Monday deadline menaces BART commuters


BART unions and management are no closer to resolving their differences than they were nearly four weeks ago when the transit unions went on strike forcing 400,000 riders to find another way to work.

Now, they have until Monday August 5 to reach a deal — or commuters will suffer the consequences.

BART unions say one reason for the lack of progress is BART negotiator Thomas Hock’s vacation. He’s paid $399,000 a year by the transit agency but decided that now would be a good time to take a breather and de-stress.

That’s almost a dollar for every commuter that could be stranded if BART and their unions can’t come to an agreement by next week.

Though Hock’s vacation was approved by state mediators, SEIU Local 1021 executive director Pete Castelli told CBS-SF talks would have made more progress if BART management’s lead negotiator had been present:

 “If BART can get their act together and actually bargain with us meaningfully, we can still get an agreement and that’s the goal, but we’re not ruling out any option.”

Both sides now have about a week to avoid another walkout.

Last month’s BART strike was bad enough; though it lasted just four days, it spawned hideous traffic nightmares for commuters as hundreds of thousands more cars were added to Bay Area roadways.

Area residents received a miracle reprieve in the form of an agreement for transit workers to return to work while negotiations continued.

Only negotiations didn’t continue.

While transit workers did return to work and trains started running again, negotiators from both sides have only used about a week of that time to speak to each other.
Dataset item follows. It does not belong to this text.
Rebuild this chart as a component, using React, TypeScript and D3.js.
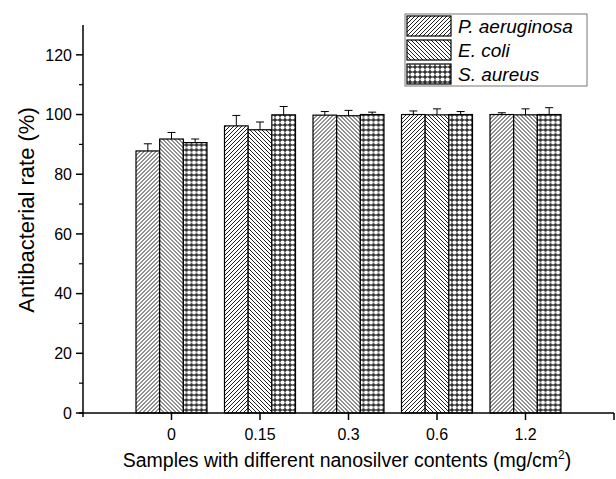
import React from "react";
import { scaleLinear, scaleBand, range } from "d3";

const categories = ["0", "0.15", "0.3", "0.6", "1.2"];
const seriesNames = ["P. aeruginosa", "E. coli", "S. aureus"];
const pAeruginosa = [87.8, 96.2, 99.8, 100, 100];
const eColi = [91.8, 94.9, 99.6, 99.9, 99.9];
const sAureus = [90.6, 99.9, 100, 100, 100];
const pAeruginosaErr = [2.4, 3.5, 1.2, 1.2, 0.6];
const eColiErr = [2.2, 2.6, 1.8, 2, 2];
const sAureusErr = [1.2, 2.8, 0.8, 1, 2.3];
const yTicks = [0, 20, 40, 60, 80, 100, 120];
const yMinorTicks = [10, 30, 50, 70, 90, 110];

const values = [pAeruginosa, eColi, sAureus];
const errors = [pAeruginosaErr, eColiErr, sAureusErr];
const patternIds = ["hatchUp", "hatchDown", "dots"];
const font = "Liberation Sans, Arial, sans-serif";

export default function App() {
  const width = 616;
  const height = 479;
  const xLeft = 83;
  const xRight = 614;
  const yBottom = 413;
  const yTop = 25;

  const xScale = scaleLinear().domain([0, categories.length + 1]).range([xLeft, xRight]);
  const inner = scaleBand().domain(seriesNames).range([-35.5, 35.5]);
  const yScale = scaleLinear().domain([0, 130]).range([yBottom, yTop]);

  return (
    <svg
      width={width}
      height={height}
      style={{ position: "absolute", left: 0, top: 0, background: "#fff" }}
      fontFamily={font}
    >
      <defs>
        <pattern id="hatchUp" width={4} height={4} patternUnits="userSpaceOnUse">
          <rect width={4} height={4} fill="#fff" />
          <path d="M-1,1 l2,-2 M0,4 l4,-4 M3,5 l2,-2" stroke="#222" strokeWidth={1} />
        </pattern>
        <pattern id="hatchDown" width={4} height={4} patternUnits="userSpaceOnUse">
          <rect width={4} height={4} fill="#fff" />
          <path d="M-1,3 l2,2 M0,0 l4,4 M3,-1 l2,2" stroke="#222" strokeWidth={1} />
        </pattern>
        <pattern id="dots" width={5} height={5} patternUnits="userSpaceOnUse">
          <rect width={5} height={5} fill="#333" />
          <circle cx={2.5} cy={2.5} r={2.1} fill="#fff" />
        </pattern>
      </defs>

      {/* bars */}
      {categories.map((c, i) => (
        <g key={c} transform={`translate(${xScale(i + 1)},0)`}>
          {seriesNames.map((s, j) => {
            const v = values[j][i];
            const e = errors[j][i];
            const x0 = inner(s)!;
            const bw = inner.bandwidth();
            const cx = x0 + bw / 2;
            return (
              <g key={s}>
                <line x1={cx} x2={cx} y1={yScale(v)} y2={yScale(v + e)} stroke="#000" />
                <line x1={cx - 4} x2={cx + 4} y1={yScale(v + e)} y2={yScale(v + e)} stroke="#000" />
                <rect
                  x={x0}
                  y={yScale(v)}
                  width={bw}
                  height={yScale(0) - yScale(v)}
                  fill={`url(#${patternIds[j]})`}
                  stroke="#000"
                  strokeWidth={1.2}
                />
              </g>
            );
          })}
        </g>
      ))}

      {/* y axis */}
      <line x1={xLeft} x2={xLeft} y1={yTop} y2={yBottom + 4} stroke="#000" strokeWidth={1.5} />
      {yTicks.map((t) => (
        <g key={t} transform={`translate(0,${yScale(t)})`}>
          <line x1={xLeft - 7} x2={xLeft} stroke="#000" strokeWidth={1.5} />
          <text x={xLeft - 11} dy="0.36em" textAnchor="end" fontSize={16}>
            {t}
          </text>
        </g>
      ))}
      {yMinorTicks.map((t) => (
        <line key={t} x1={xLeft - 4} x2={xLeft} y1={yScale(t)} y2={yScale(t)} stroke="#000" strokeWidth={1.2} />
      ))}

      {/* x axis */}
      <line x1={xLeft - 4} x2={xRight} y1={yBottom} y2={yBottom} stroke="#000" strokeWidth={1.5} />
      {range(1, categories.length + 2).map((k) => (
        <line key={k} x1={xScale(k)} x2={xScale(k)} y1={yBottom} y2={yBottom + 7} stroke="#000" strokeWidth={1.5} />
      ))}
      {categories.map((c, i) => (
        <text key={c} x={xScale(i + 1)} y={440} textAnchor="middle" fontSize={16}>
          {c}
        </text>
      ))}

      {/* axis titles */}
      <text transform={`translate(34,210) rotate(-90)`} textAnchor="middle" fontSize={22}>
        Antibacterial rate (%)
      </text>
      <text x={347} y={467} textAnchor="middle" fontSize={19.5}>
        Samples with different nanosilver contents (mg/cm
        <tspan dy={-8} fontSize={12}>2</tspan>
        <tspan dy={8}>)</tspan>
      </text>

      {/* legend */}
      <rect x={405} y={14} width={182} height={72} fill="#fff" stroke="#777" strokeWidth={1} />
      {seriesNames.map((s, j) => (
        <g key={s} transform={`translate(405,${14 + j * 24})`}>
          <rect x={2} y={2} width={44} height={20} fill={`url(#${patternIds[j]})`} stroke="#000" strokeWidth={1.2} />
          <text x={53} y={19} fontSize={19} fontStyle="italic">
            {s}
          </text>
        </g>
      ))}
    </svg>
  );
}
That is, until Monday, when talks resumed.

No progress has yet been reported.

The major sticking points remain the lack of a raise for transit workers in the past five years, the amount employees contribute to their pensions and medical funds and accusations that BART management is trying to break local unions.

Zachary Mallet, BART director, cited the transit agency’s position to CBS-SF:

 “They pay nothing into their pensions and medical, it’s just $92 a month.”